WORKING DATA:
** begin **

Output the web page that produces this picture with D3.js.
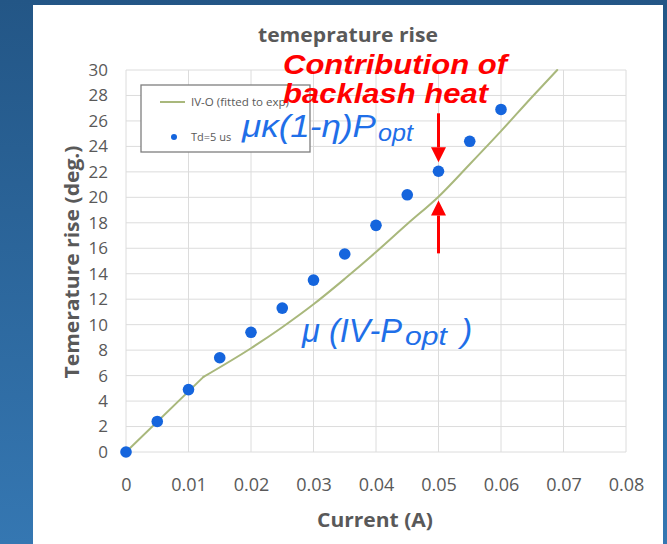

** end **
** begin **

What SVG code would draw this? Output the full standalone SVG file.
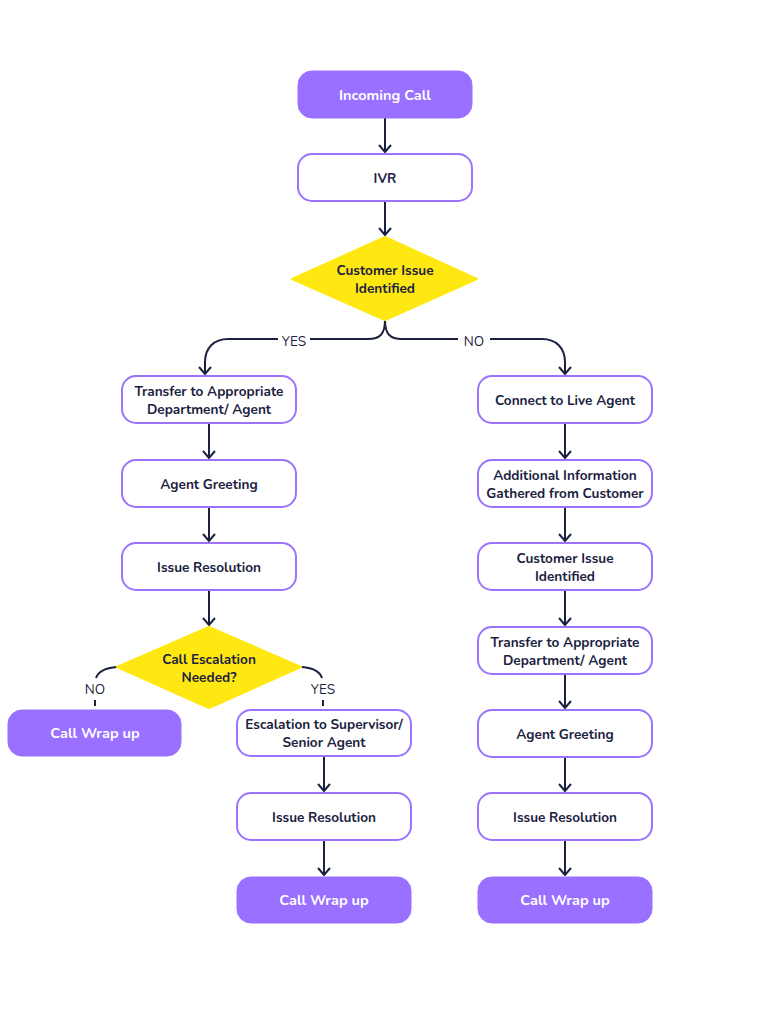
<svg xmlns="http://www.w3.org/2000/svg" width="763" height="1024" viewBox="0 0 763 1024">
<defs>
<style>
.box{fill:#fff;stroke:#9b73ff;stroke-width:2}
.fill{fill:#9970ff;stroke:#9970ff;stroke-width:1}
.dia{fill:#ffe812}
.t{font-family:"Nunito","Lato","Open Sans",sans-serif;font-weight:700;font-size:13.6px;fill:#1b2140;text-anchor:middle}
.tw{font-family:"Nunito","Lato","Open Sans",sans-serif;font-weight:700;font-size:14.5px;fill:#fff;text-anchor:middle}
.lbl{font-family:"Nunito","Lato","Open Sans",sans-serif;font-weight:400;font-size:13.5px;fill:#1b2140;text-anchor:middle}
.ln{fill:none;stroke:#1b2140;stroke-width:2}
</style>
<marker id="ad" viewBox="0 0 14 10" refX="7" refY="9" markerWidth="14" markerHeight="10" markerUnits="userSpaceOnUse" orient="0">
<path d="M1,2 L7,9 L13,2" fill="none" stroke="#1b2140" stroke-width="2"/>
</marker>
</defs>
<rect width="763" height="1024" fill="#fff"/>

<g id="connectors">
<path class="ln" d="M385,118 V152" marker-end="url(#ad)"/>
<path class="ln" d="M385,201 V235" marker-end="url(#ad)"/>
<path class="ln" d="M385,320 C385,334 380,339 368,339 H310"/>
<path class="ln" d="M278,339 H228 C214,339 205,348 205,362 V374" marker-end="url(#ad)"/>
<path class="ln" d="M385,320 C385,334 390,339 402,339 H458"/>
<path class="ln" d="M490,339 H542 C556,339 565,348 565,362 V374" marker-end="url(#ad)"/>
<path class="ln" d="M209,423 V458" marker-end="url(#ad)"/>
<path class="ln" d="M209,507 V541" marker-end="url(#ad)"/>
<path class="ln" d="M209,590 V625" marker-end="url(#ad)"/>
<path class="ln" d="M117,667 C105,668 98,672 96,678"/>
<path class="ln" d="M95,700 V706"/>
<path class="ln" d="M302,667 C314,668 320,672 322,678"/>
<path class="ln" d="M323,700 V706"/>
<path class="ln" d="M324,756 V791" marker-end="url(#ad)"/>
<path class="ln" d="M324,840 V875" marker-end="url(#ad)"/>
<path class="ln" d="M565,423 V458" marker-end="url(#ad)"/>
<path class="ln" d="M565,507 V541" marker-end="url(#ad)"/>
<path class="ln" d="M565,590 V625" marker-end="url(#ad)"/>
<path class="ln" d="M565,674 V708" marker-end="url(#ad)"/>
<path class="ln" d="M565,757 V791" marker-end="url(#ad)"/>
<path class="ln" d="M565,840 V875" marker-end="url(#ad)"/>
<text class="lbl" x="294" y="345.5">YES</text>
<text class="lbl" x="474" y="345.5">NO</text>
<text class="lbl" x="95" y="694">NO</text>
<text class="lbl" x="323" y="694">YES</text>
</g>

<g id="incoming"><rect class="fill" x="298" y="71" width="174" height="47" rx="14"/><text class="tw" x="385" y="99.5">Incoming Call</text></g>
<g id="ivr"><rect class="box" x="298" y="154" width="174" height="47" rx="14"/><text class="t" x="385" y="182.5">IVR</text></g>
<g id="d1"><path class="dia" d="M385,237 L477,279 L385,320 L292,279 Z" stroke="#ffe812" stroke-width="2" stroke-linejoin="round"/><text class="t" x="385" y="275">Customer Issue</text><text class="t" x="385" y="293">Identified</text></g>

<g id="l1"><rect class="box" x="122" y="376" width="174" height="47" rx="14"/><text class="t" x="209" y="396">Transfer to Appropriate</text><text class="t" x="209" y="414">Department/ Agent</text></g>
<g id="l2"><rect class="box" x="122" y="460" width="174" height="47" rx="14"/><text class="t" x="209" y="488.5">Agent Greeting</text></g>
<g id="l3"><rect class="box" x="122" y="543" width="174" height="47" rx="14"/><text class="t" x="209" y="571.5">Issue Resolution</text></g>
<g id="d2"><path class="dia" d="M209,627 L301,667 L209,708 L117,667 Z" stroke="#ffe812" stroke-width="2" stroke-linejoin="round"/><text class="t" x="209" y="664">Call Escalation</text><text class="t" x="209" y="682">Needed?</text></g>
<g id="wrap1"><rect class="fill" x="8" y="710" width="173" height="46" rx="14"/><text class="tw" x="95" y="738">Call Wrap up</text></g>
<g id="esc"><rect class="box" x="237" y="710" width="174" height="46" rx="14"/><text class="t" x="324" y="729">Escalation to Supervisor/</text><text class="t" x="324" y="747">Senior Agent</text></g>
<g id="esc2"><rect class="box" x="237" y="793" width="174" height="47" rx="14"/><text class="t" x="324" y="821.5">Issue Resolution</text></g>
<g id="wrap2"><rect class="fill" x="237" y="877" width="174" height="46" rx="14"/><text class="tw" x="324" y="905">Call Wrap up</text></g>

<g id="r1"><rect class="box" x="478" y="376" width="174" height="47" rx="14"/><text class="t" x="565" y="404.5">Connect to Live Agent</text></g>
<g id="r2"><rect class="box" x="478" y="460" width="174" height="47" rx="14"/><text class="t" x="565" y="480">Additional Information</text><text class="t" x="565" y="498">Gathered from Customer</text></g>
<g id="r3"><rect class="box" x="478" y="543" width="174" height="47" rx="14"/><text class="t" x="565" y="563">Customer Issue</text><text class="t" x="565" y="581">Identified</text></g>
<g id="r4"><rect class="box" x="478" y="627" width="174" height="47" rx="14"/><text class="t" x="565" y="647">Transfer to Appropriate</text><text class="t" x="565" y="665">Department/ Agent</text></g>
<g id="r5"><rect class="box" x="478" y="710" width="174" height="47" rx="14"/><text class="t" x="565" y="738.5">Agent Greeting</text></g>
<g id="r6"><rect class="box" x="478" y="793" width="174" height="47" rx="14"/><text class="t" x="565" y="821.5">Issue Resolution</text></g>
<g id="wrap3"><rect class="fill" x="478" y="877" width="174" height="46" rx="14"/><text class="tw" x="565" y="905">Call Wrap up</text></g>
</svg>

** end **

DIRECTIONS: Your task is to list each line of the records with the word "this".

ANSWER TO THE EXERCISE:
Output the web page that produces this picture with D3.js.
What SVG code would draw this? Output the full standalone SVG file.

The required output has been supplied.